The Telluride and Pilot are pretty evenly matched in terms of exterior dimensions, but Kia’s crossover has a 3.2 inch (8.1 cm) longer wheelbase. The Highlander, on the other hand, is the little guy of the group as it trails the competition in all four categories.
One of the most important things about family crossovers is interior space, as they’re designed to haul a lot of passengers and cargo. The results are all across the board.
Front seat passengers will probably like the Highlander the best, as it has the most legroom and the second most headroom. The Telluride has a bit less legroom, but a tad more headroom. The Explorer isn’t too far behind, while the Pilot is a distant fourth with just 40.9 inches (103.9 cm) of front seat legroom and 40.1 inches (101.9 cm) of headroom.
Moving to the second row, the Telluride is the clear winner, boasting 42.4 inches (107.7 cm) of legroom – or 3.4 inches (8.6 cm) more than the second-best in that area, the Explorer. The Pilot and Highlander both have 38.4 inches (97.5 cm) of legroom, but the Honda has more headroom.
Third row seats often feel like a prison sentence for adults, but that isn’t always the case. The Explorer excels here with 32.2 inches (81.8 cm) of rear seat legroom, while the Pilot and Telluride are neck-and-neck at 31.9 inches (81.0 cm) and 31.4 inches (79.8 cm), respectively. All three also have similar headroom with the Pilot and Explorer tied for having the most.
This brings us the Highlander, which has just 27.7 inches (70.4 cm) of third row legroom. That’s less than most economy airline seats and, to make matters worse, there’s just 35.9 inches (91.2 cm) of headroom.

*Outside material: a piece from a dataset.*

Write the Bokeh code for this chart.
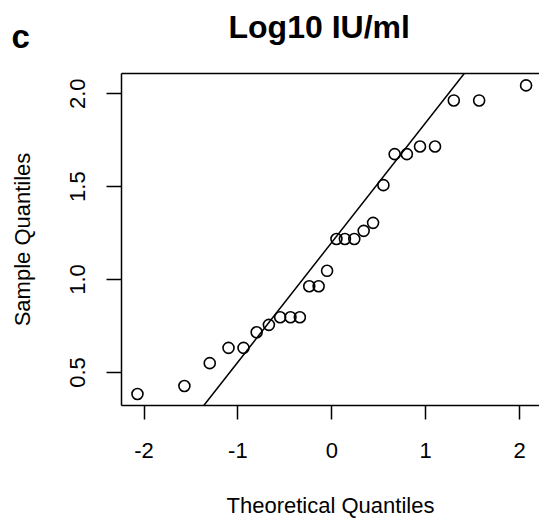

Last, but not least, there’s the matter of cargo room. The Explorer barely edges out the Telluride with 87.8 cubic feet (2,486.2 liters) of space behind the front seats, while the Pilot and Highlander are pretty evenly matched at 83.9 cubic feet (2,375.8 liters) and 83.7 cubic feet (2,370.1 liters).
The Explorer is also the best with the third row folded down, as it boasts 47.9 cubic feet (1,356.4 liters) of boot space. With all seats up, though, the Telluride comes out on top as it has 2.8 cubic feet (79.3 liters) more than its nearest competitor.
While three of the models have competitive standard engines, we have to exclude the Highlander’s anemic 2.7-liter four-cylinder which produces 185 hp (138 kW / 188 PS) and 184 lb-ft (249 Nm) of torque. The Explorer is still top dog thanks to its 2.3-liter EcoBoost four-cylinder which develops 300 hp (224 kW / 304 PS) and 310 lb-ft (420 Nm).
The Highlander’s optional 3.5-liter V6 takes second place, but it’s pretty evenly matched by the Telluride’s 3.8-liter V6 which churns out 291 hp (217 kW / 295 PS) and 262 lb-ft (355 Nm). The Pilot comes in last with 280 hp (209 kW / 284 PS) and 262 lb-ft (355 Nm).
Fuel economy numbers are pretty similar between the three crossovers with announced ratings, so it’ll be interesting to see what the Explorer is rated at. Regardless, the Blue Oval’s crossover is the only one of the group that can tow more than 5,000 lbs (2,268 kg).
Pricing is a bit complicated. All four offer varying degrees of equipment, but the Pilot is the most affordable, starting at $31,450, barely edging out the Telluride, which has a $31,690 starting price.
The 2020 Explorer is a bit more expensive as it starts at $32,765. Since we had to exclude the entry-level Highlander, the V6 is the most expensive of the group as it starts at $33,580.
And The Winner Is…
That’s a hard question to answer on specifications alone, but the Explorer certainly has a number of wins on paper. Whether of not it’s a compelling proposition in the real world remains to be seen. The Telluride manages to be pretty competitive and seems to edge out the Pilot, and the Highlander is dead last. It’s the older of the bunch, though, and Toyota is working on an all-new model that will most likely be larger and much more competitive.
Long story short, there’s no shortage of crossovers on the market – and this comparison doesn’t even include rivals such as the Chevrolet Traverse, Hyundai Palisade or Volkswagen Atlas, among others. Consumers have plenty of options and can find a model that fits their needs, which goes to show that competition does improve the breed.